# Cabomba/Ambulia/Myrio Type Plant for Beginners?



## OVT (Nov 29, 2011)

Ambulia and Mayaca are good plants to start with and they do well at different light levels. Cabomba is hit or miss: it either grows like mad or falls appart.

Btw, welcome to TPT 

Edit: you might want to wait with DIY co2 as it can get tricky. I personally do not see the need for it in a shrimp tank.

For the cheapest fertilizers around and great service look up threads here on TPT by nilocg.

v3


----------



## Subtletanks91 (May 29, 2013)

For me. Out of personal experience. Cobamba grew like a weed. Co2 and non. Medium and low light. I really love the myrio though great structured plant


----------



## Raymond S. (Dec 29, 2012)

Rotala also seems to be ather easy, but you do need to handle the planting gently
cause if you break the stems while planting them it will rot off just above the gravel.


----------



## Monster Fish (Mar 15, 2011)

_Cabomba caroliniana_ is a nice looking weed. Trim it constantly and replant the tops.


----------



## JMN16150 (Jul 21, 2012)

+1, stick to caroliniana though, the prettier pink and red ones like piauyensis and furcata are SIGNIFICANTLY harder to keep. Limnophila indica, Limnophila aquatica, and Myriophyllum simulans(sold at various petsmarts as "Frill Plants") may also fit your needs very well. I heard Myriphyllum mattogrossense is also easy, just a tad bit harder


----------



## Josiah (Apr 16, 2013)

-1 to Cambodia (3 KH/GH)

I have soft water and it won't grow. CO2 high lights, med light tank, etc... It doesn't die it just is stagnant, and not very bushy. Every other plant I've tried grows like mad.


----------



## 2pac (Jun 29, 2013)

im growing cabomba and myrio with no co2 fwiw


----------



## thelub (Jan 4, 2013)

Here's a list of plants that I started with in a VERY low tech tank and all did quite well.

Nymphoides 'taiwan'
dwarf sag
cobomba carliniana
limnophila aquatica
hygrophila polysperma (most hygro species are low tech friendly)
rotala indica rotundrafolia
lindernia rotundifolia
bacopa sp japan
heteranthera zosterifolia (star grass)
limnophila sessiliflora


----------



## JMN16150 (Jul 21, 2012)

thelub made a great list, stay away from Hygrophila sp. 'Araguia'.
The extremely underrated Najas guadalupensis is also easy. Mines grows red and white leaf veins...


----------



## boy&hisdogs (Mar 1, 2014)

Thanks for all the info guys, looks like I have plenty to choose from. 

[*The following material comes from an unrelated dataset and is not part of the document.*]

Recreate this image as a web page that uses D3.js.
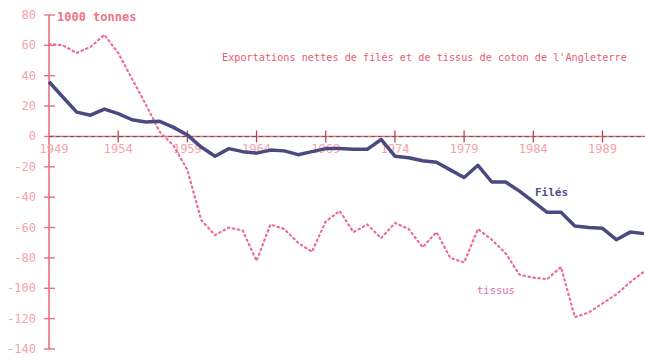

If it helps narrow it down, I just got some micro sword from my LFS (which I've heard are slow growing, so that's mainly what the CO2 is for) and plan on getting dwarf sag and trying to grow moss wall too. I know java is the go-to moss, but are there any others that grow well under the conditions that the other plants will need? I really like this one, it's weeping moss, right?










I'll be getting a bigger tank as soon as I can free up some space (and funds) and I'd like to grow as much stock as possible in this little one between now and then so I can have something to plant without having to buy it all.


----------



## Rush3737 (Jan 15, 2013)

I I have Cabomba and Ambulia, and prefer the latter. Both grow like weeds for me.


----------